*I received a free e-ARC of this book in exchange for an honest review.*
When leading physics professor Helen Clapp begins receiving texts from her college best friend, Charlie, she starts to doubt everything she thought she knew about science and about life. After all, Charlie’s dead. As Helen becomes more involved in the lives of Charlie’s grieving husband and daughter, she begins to uncover things she had long forgotten, not only about Charlie, but also herself.
“In the first few months after Charlie died, I began hearing from her much more frequently.”

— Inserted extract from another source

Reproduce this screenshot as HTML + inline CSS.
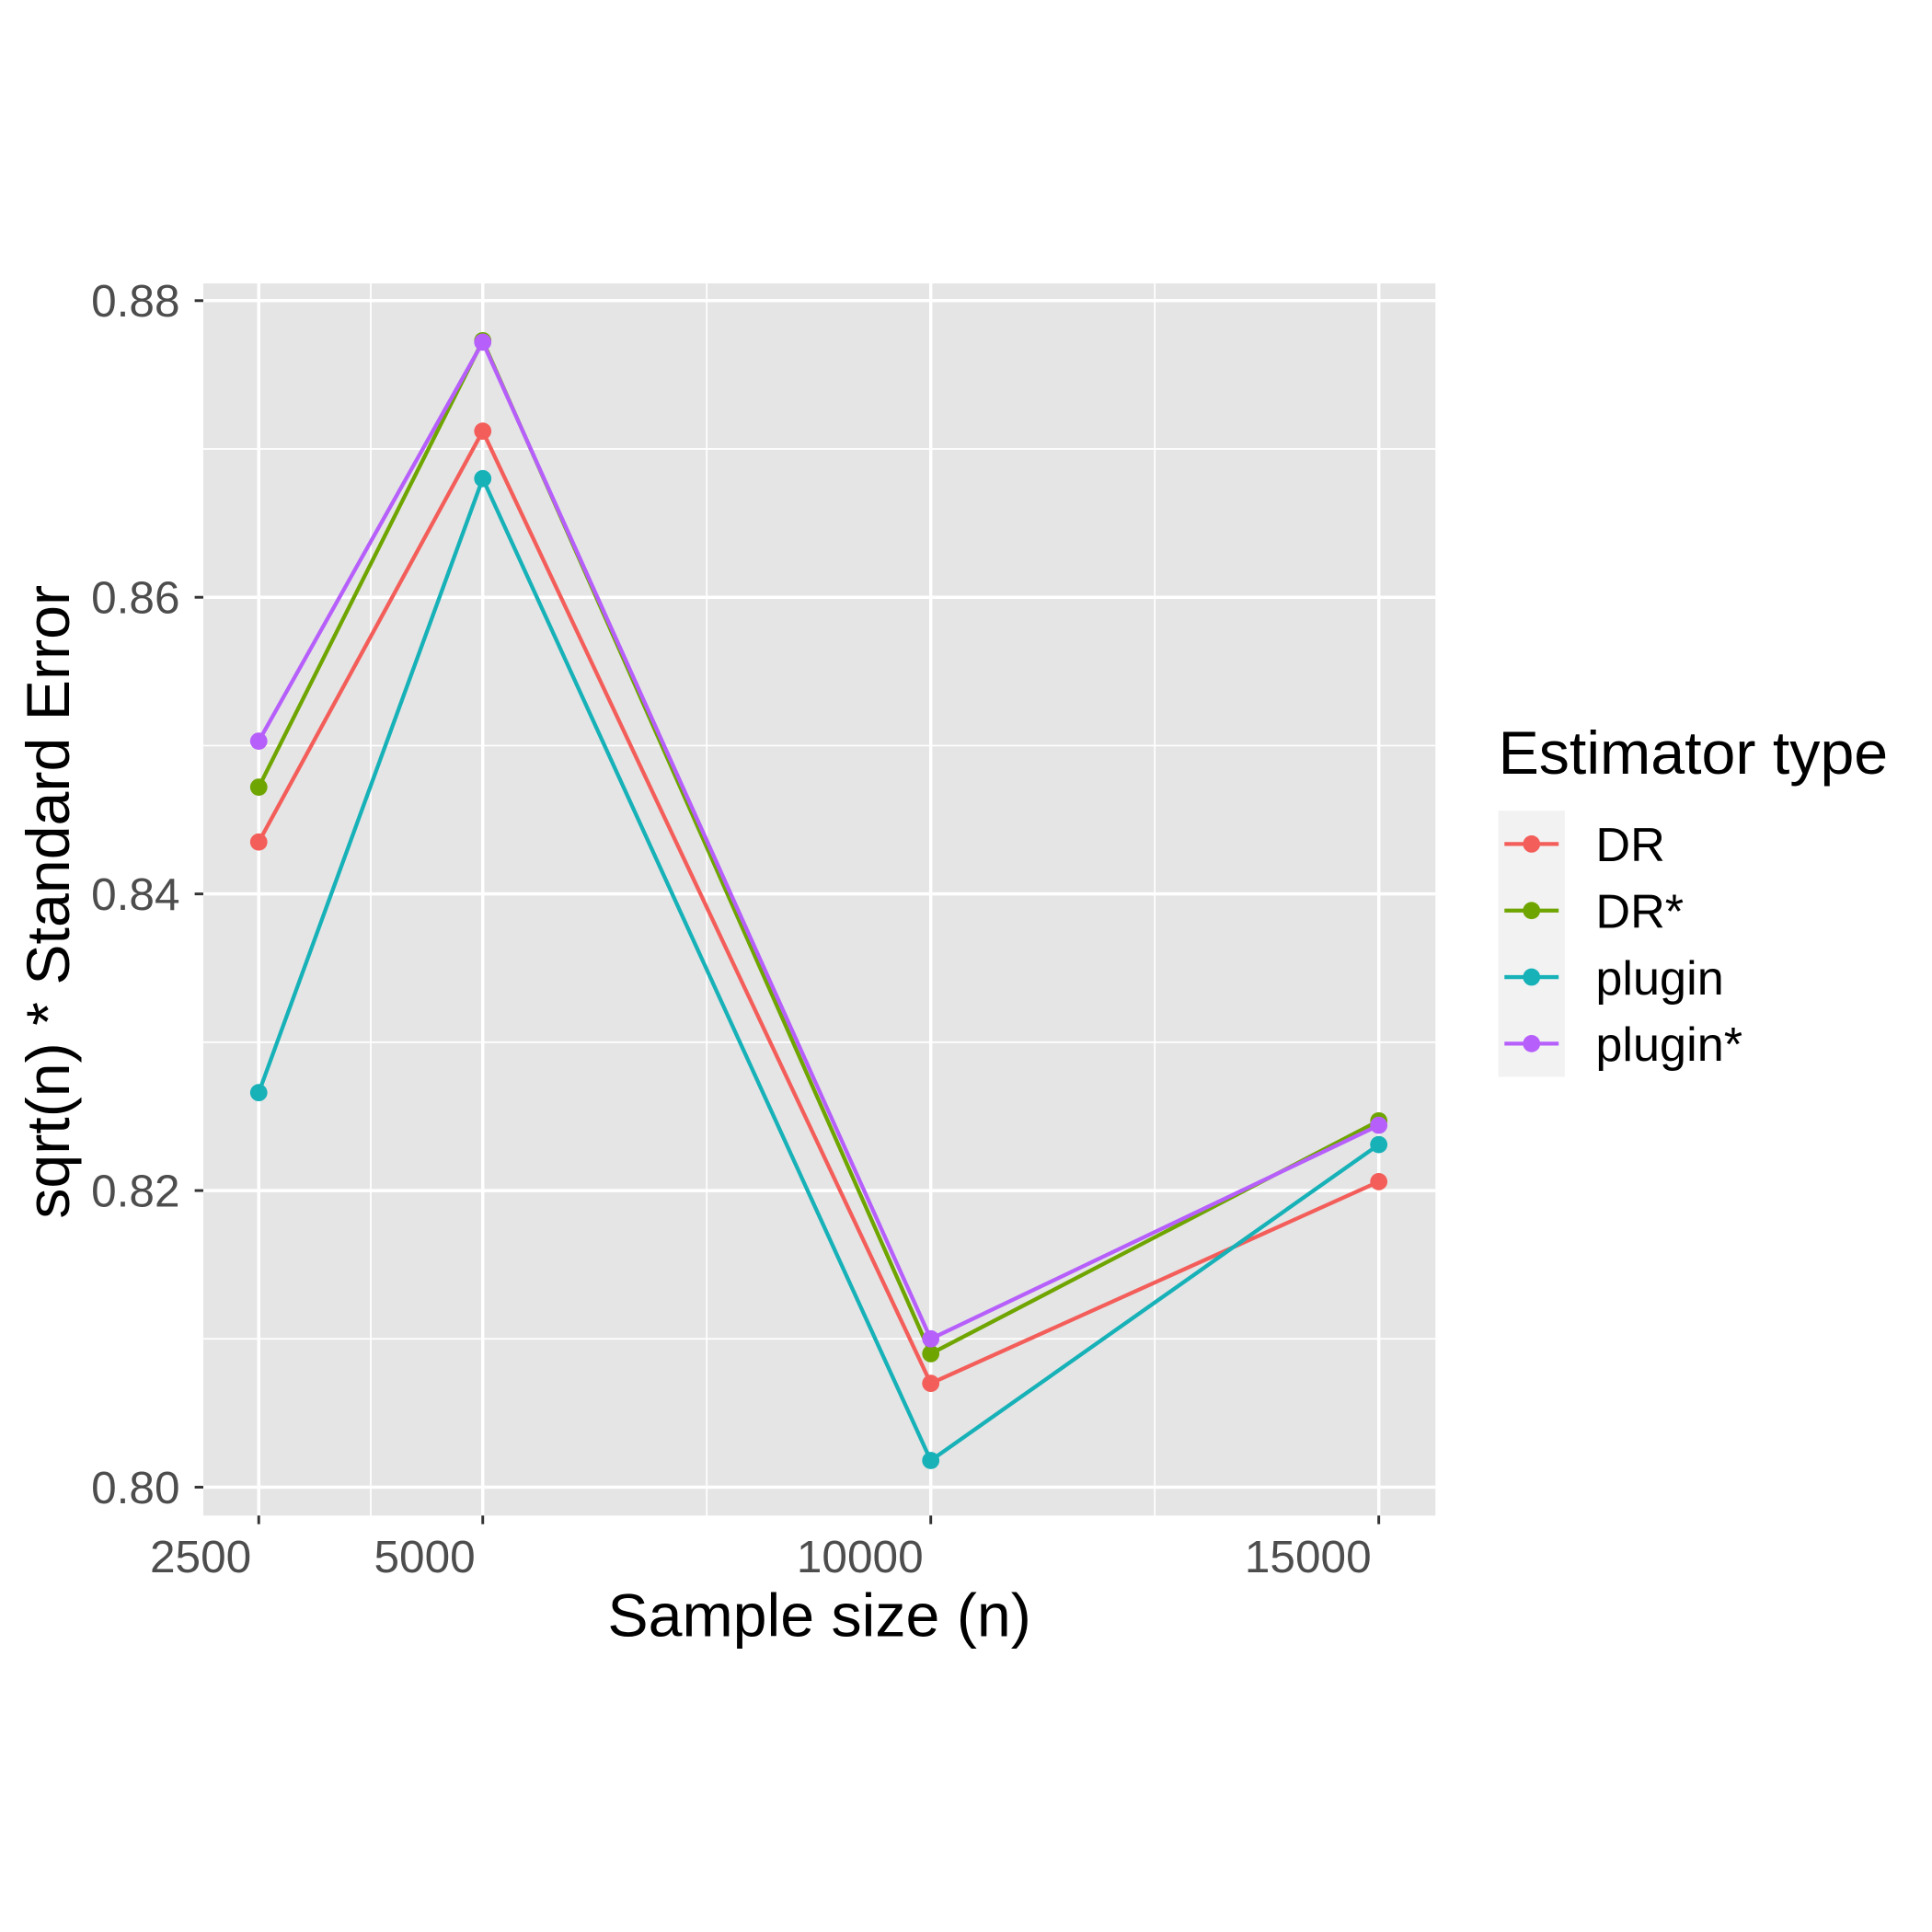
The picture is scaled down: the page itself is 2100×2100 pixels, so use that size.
<!DOCTYPE html>
<html><head><meta charset="utf-8"><style>
html,body{margin:0;padding:0;background:#fff;}
svg{display:block;}
text{font-family:"Liberation Sans",Arial,sans-serif;}
</style></head><body>
<svg id="chart" width="2100" height="2100" viewBox="0 0 1568 1568" xmlns="http://www.w3.org/2000/svg">
<rect width="1568" height="1568" fill="#fff"/>
<rect x="165" y="230" width="1000" height="1000" fill="#E5E5E5"/>
<g id="grid"></g>
<g id="series"></g>
<g id="axes"></g>
<text x="665" y="1328" font-size="49.5" text-anchor="middle" fill="#000">Sample size (n)</text>
<text transform="translate(56,732) rotate(-90)" font-size="49.5" text-anchor="middle" fill="#000">sqrt(n) * Standard Error</text>
<text x="1216" y="628" font-size="49.5" fill="#000">Estimator type</text>
<rect x="1216" y="658" width="54" height="216" fill="#F2F2F2"/>
<g id="legend"></g>
</svg>
<script>
const categories = [2500, 5000, 10000, 15000];
const seriesNames = ["DR", "DR*", "plugin", "plugin*"];
const drValues = [0.8435, 0.8712, 0.8070, 0.8206];
const drStarValues = [0.8472, 0.8773, 0.8090, 0.8247];
const pluginValues = [0.8266, 0.8680, 0.8018, 0.8231];
const pluginStarValues = [0.8503, 0.8772, 0.8100, 0.8244];
const xTicks = [2500, 5000, 10000, 15000];
const xTickLabels = ["2500", "5000", "10000", "15000"];
const xMinor = [3750, 7500, 12500];
const yTicks = [0.80, 0.82, 0.84, 0.86, 0.88];
const yTickLabels = ["0.80", "0.82", "0.84", "0.86", "0.88"];
const yMinor = [0.81, 0.83, 0.85, 0.87];

const colors = ["#F35E5A", "#6FA500", "#17B1B8", "#B65FFB"];
const allSeries = [drValues, drStarValues, pluginValues, pluginStarValues];
const NS = "http://www.w3.org/2000/svg";
function xs(v){ return 210 + (v - 2500) * (1119 - 210) / 12500; }
function ys(v){ return 1207 - (v - 0.80) * (1207 - 244) / 0.08; }
function mk(tag, attrs, parent){
  const e = document.createElementNS(NS, tag);
  for (const k in attrs) e.setAttribute(k, attrs[k]);
  parent.appendChild(e); return e;
}
const grid = document.getElementById('grid');
yMinor.forEach(v => {
  const l = mk('line', {x1:165, x2:1165, y1:ys(v), y2:ys(v), stroke:'#fff', 'stroke-width':1.3}, grid);
  
  
});
xMinor.forEach(v => {
  const l = mk('line', {x1:xs(v), x2:xs(v), y1:230, y2:1230, stroke:'#fff', 'stroke-width':1.3}, grid);
  
  
});
yTicks.forEach(v => {
  const l = mk('line', {x1:165, x2:1165, y1:ys(v), y2:ys(v), stroke:'#fff', 'stroke-width':2.6}, grid);
  
  
});
xTicks.forEach(v => {
  const l = mk('line', {x1:xs(v), x2:xs(v), y1:230, y2:1230, stroke:'#fff', 'stroke-width':2.6}, grid);
  
  
});
const axes = document.getElementById('axes');
yTicks.forEach((v, i) => {
  const t = mk('line', {x1:158, x2:165, y1:ys(v), y2:ys(v), stroke:'#333', 'stroke-width':2.2}, axes);
  
  
  const tx = mk('text', {x:146, y:ys(v) + 13, 'font-size':37, 'text-anchor':'end', fill:'#4D4D4D'}, axes);
  tx.textContent = yTickLabels[i];
  
  
});
xTicks.forEach((v, i) => {
  const t = mk('line', {x1:xs(v), x2:xs(v), y1:1230, y2:1237, stroke:'#333', 'stroke-width':2.2}, axes);
  
  
  const tx = mk('text', {x:xs(v) - 6, y:1276, 'font-size':37, 'text-anchor':'end', fill:'#4D4D4D'}, axes);
  tx.textContent = xTickLabels[i];
  
  
});
const sg = document.getElementById('series');
allSeries.forEach((vals, s) => {
  const g = mk('g', {}, sg);
  
  
  const pts = vals.map((v, i) => xs(categories[i]) + ',' + ys(v)).join(' ');
  const pl = mk('polyline', {points:pts, fill:'none', stroke:colors[s], 'stroke-width':3.2}, g);
  
  
  vals.forEach((v, i) => {
    const c = mk('circle', {cx:xs(categories[i]), cy:ys(v), r:7, fill:colors[s]}, g);
    
    
  });
});
const lg = document.getElementById('legend');
seriesNames.forEach((n, i) => {
  const y = 685 + i * 54;
  const g = mk('g', {}, lg);
  
  
  mk('line', {x1:1221, x2:1265, y1:y, y2:y, stroke:colors[i], 'stroke-width':3.2}, g);
  mk('circle', {cx:1243, cy:y, r:7, fill:colors[i]}, g);
  const t = mk('text', {x:1295, y:y + 14, 'font-size':39, fill:'#000'}, g);
  t.textContent = n;
});
</script>
</body></html>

This is the first line of Lost and Wanted, and it hooks you instantly. I expected something entirely different, but what the book actually became was far more poignant and touching. Ultimately, this book is about relationships, particularly those between a child and a parent. A lot of the people in the novel find themselves having to adapt to a sudden shift in their relationships after Charlie dies: her mother struggles to come to terms with the circumstances surrounding Charlie’s death, and Charlie’s daughter’s relationships with both her parents are forever changed. There’s also the relationship between Helen and her own son, Jack. I found Helen to be a refreshingly different character and I especially liked the insight into her life as mother that chose to have a child alone, with the assistance of a sperm donor. It’s not a character that we see often so that was really interesting. It was great to see a single-mother character who was also extremely successful in her career without it being shown as an enormous strain on the relationship with her son. The only thing that bothered me with this novel was the overwrought explanation of physics. At first I would read parts and think ‘Well, that made no sense to me, but it’s fine’. It wasn’t detrimental to my reading experience as a whole but as the novel went on there was a lot of science-talk that completely went over my head. Whilst I’m sure it does add something to the story if you can get your mind around, most of it meant nothing to me and just distracted me from the overall story.
Rating: 3 / 5 stars
Lost and Wanted is out May 30th, 2019.